Objective:
Print word for word the first line of the listing below and every line after it, through the line with "(0,0) rectangle (20.11,-16.82);". Leave out the pictures and the rest.

Data block:
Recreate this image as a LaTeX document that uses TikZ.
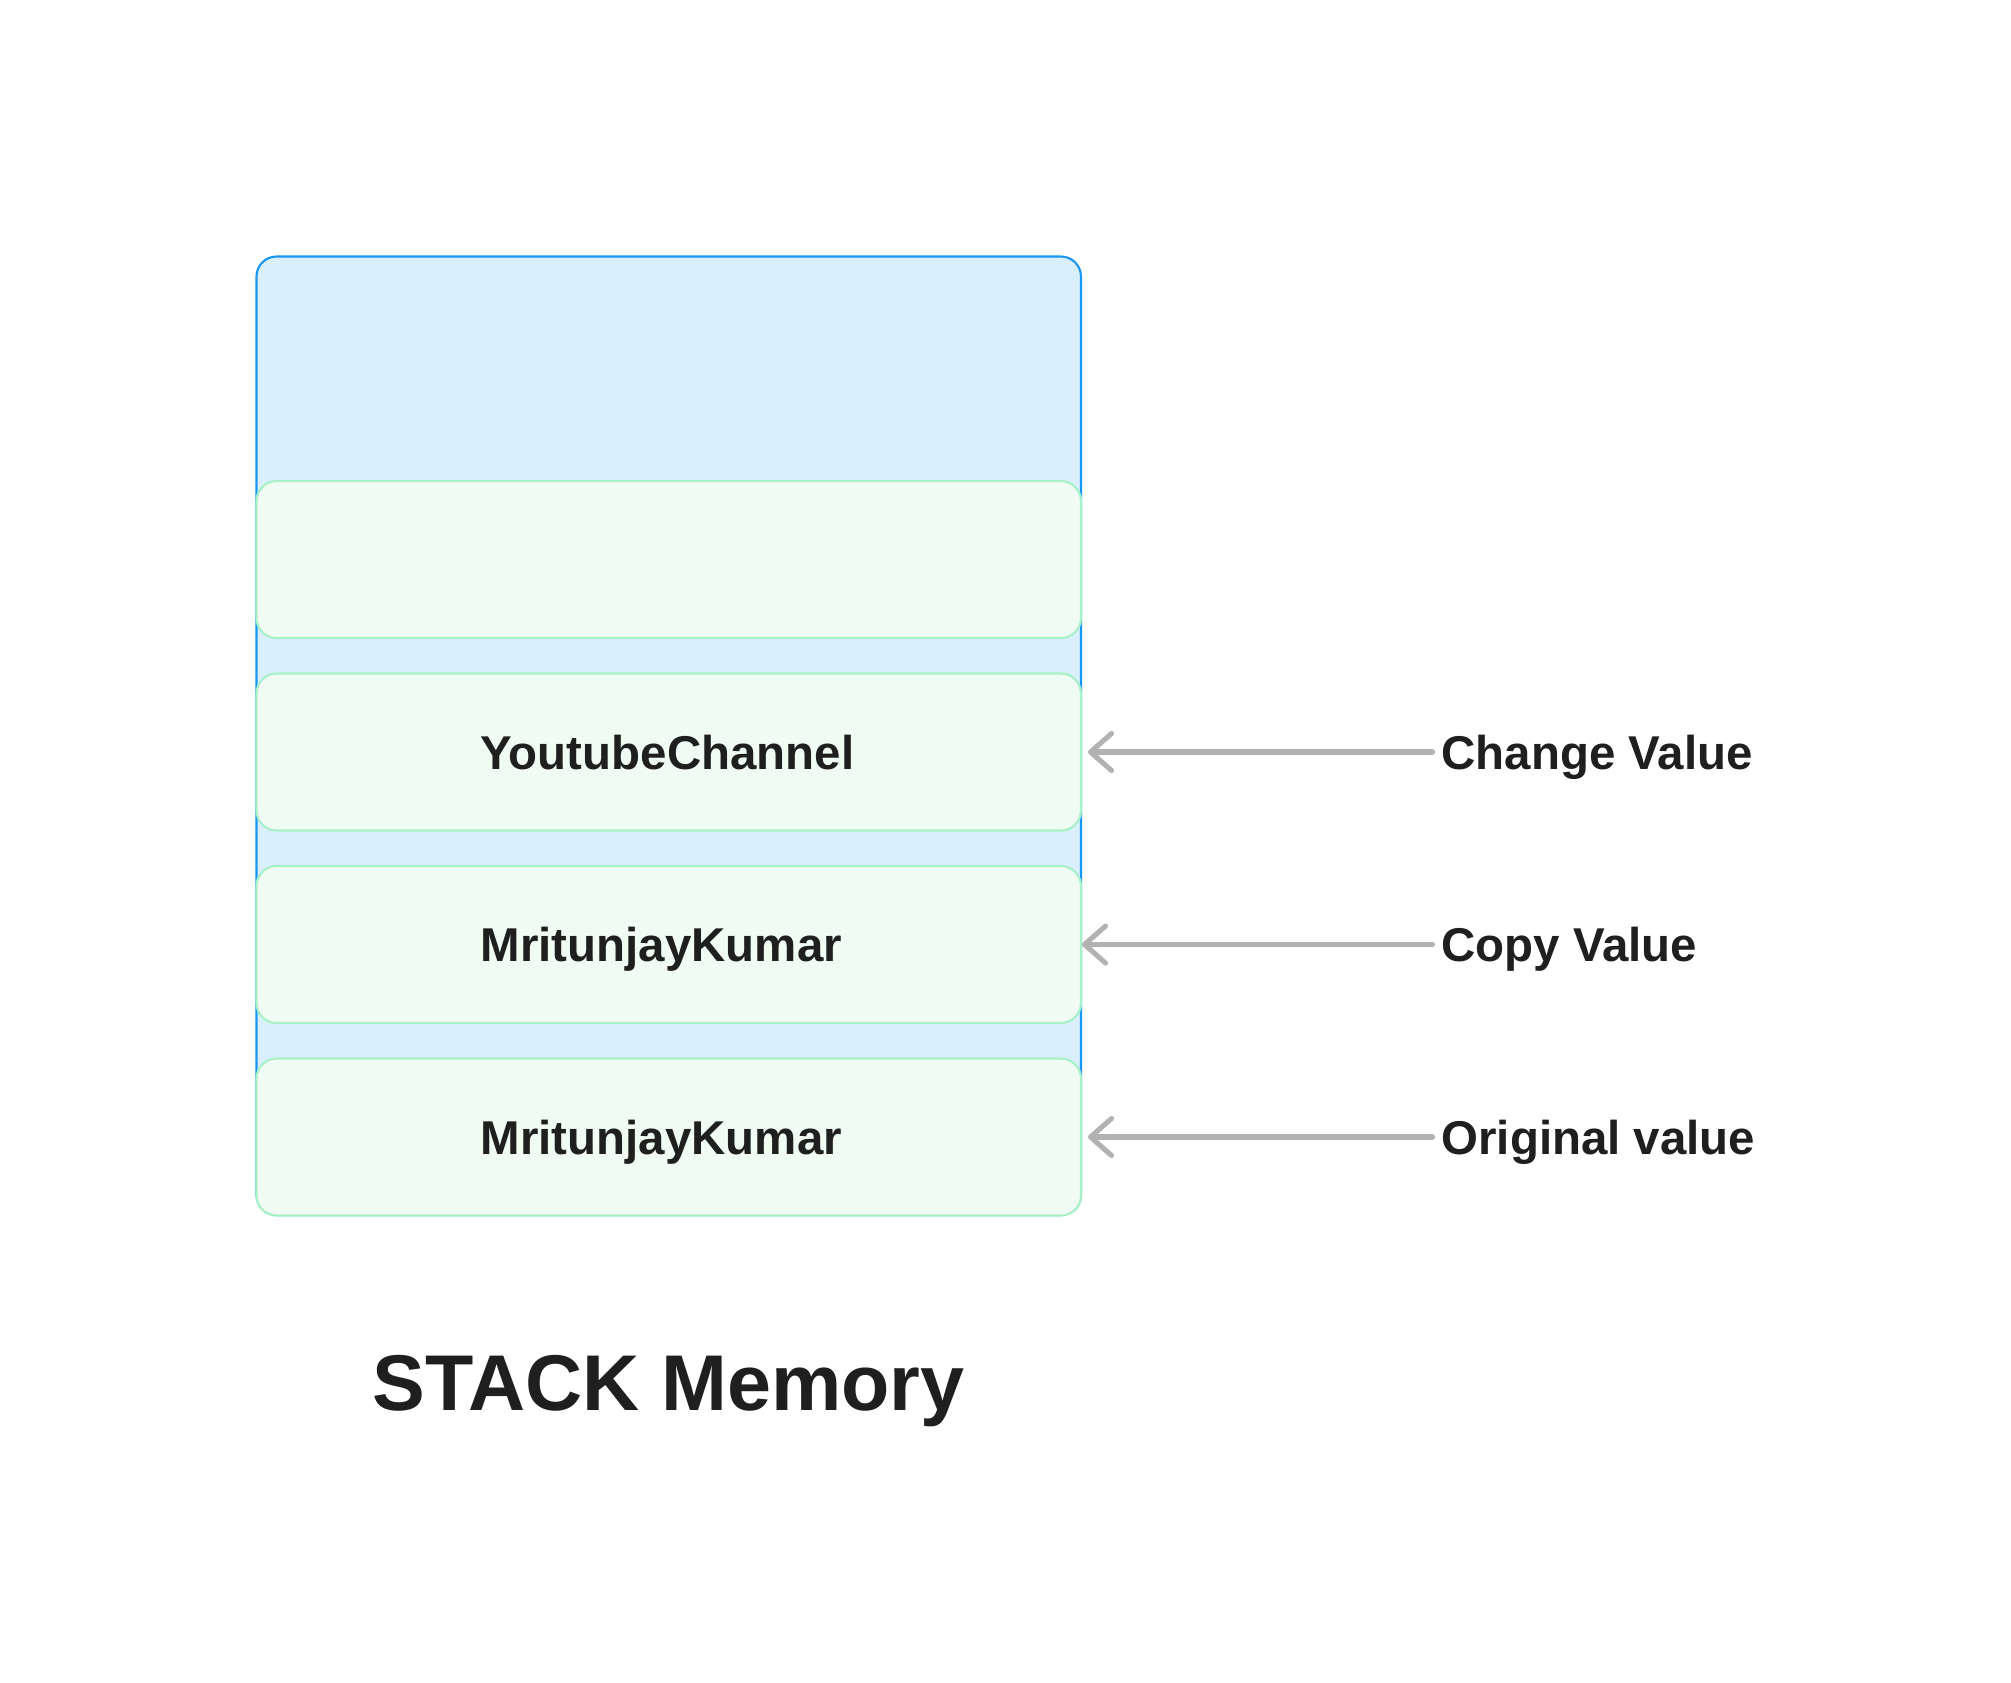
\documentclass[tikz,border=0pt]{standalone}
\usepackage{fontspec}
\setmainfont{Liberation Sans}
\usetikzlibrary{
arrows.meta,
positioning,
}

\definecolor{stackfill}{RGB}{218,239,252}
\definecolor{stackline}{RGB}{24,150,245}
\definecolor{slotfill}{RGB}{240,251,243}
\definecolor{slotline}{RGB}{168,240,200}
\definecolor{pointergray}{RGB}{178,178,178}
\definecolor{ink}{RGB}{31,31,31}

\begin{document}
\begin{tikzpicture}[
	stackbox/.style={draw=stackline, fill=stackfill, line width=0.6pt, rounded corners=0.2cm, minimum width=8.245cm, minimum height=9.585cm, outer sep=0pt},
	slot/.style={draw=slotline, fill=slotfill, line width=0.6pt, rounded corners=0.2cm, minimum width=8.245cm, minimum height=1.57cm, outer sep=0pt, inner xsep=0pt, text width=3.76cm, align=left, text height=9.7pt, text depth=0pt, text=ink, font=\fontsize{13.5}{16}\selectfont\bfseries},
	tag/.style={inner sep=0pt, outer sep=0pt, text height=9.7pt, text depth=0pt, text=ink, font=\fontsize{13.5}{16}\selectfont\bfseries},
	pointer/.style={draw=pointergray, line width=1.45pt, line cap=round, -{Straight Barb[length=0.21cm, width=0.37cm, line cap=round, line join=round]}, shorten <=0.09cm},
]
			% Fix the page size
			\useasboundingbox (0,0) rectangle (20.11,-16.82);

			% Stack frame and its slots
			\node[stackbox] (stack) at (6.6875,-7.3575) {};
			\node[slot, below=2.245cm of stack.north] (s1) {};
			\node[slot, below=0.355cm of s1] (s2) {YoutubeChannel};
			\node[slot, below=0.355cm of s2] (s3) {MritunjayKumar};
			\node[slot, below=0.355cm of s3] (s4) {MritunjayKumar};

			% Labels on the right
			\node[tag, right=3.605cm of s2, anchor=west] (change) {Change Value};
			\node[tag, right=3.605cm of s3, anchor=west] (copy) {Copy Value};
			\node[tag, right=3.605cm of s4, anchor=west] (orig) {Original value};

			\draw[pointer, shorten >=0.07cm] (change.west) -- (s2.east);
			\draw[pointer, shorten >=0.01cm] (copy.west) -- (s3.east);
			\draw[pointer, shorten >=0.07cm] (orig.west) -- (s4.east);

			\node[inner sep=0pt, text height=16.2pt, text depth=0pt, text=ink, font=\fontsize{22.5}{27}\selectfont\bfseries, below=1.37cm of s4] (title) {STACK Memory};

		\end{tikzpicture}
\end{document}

Finished exercise:
Recreate this image as a LaTeX document that uses TikZ.
\documentclass[tikz,border=0pt]{standalone}
\usepackage{fontspec}
\setmainfont{Liberation Sans}
\usetikzlibrary{
arrows.meta,
positioning,
}

\definecolor{stackfill}{RGB}{218,239,252}
\definecolor{stackline}{RGB}{24,150,245}
\definecolor{slotfill}{RGB}{240,251,243}
\definecolor{slotline}{RGB}{168,240,200}
\definecolor{pointergray}{RGB}{178,178,178}
\definecolor{ink}{RGB}{31,31,31}

\begin{document}
\begin{tikzpicture}[
	stackbox/.style={draw=stackline, fill=stackfill, line width=0.6pt, rounded corners=0.2cm, minimum width=8.245cm, minimum height=9.585cm, outer sep=0pt},
	slot/.style={draw=slotline, fill=slotfill, line width=0.6pt, rounded corners=0.2cm, minimum width=8.245cm, minimum height=1.57cm, outer sep=0pt, inner xsep=0pt, text width=3.76cm, align=left, text height=9.7pt, text depth=0pt, text=ink, font=\fontsize{13.5}{16}\selectfont\bfseries},
	tag/.style={inner sep=0pt, outer sep=0pt, text height=9.7pt, text depth=0pt, text=ink, font=\fontsize{13.5}{16}\selectfont\bfseries},
	pointer/.style={draw=pointergray, line width=1.45pt, line cap=round, -{Straight Barb[length=0.21cm, width=0.37cm, line cap=round, line join=round]}, shorten <=0.09cm},
]
			% Fix the page size
			\useasboundingbox (0,0) rectangle (20.11,-16.82);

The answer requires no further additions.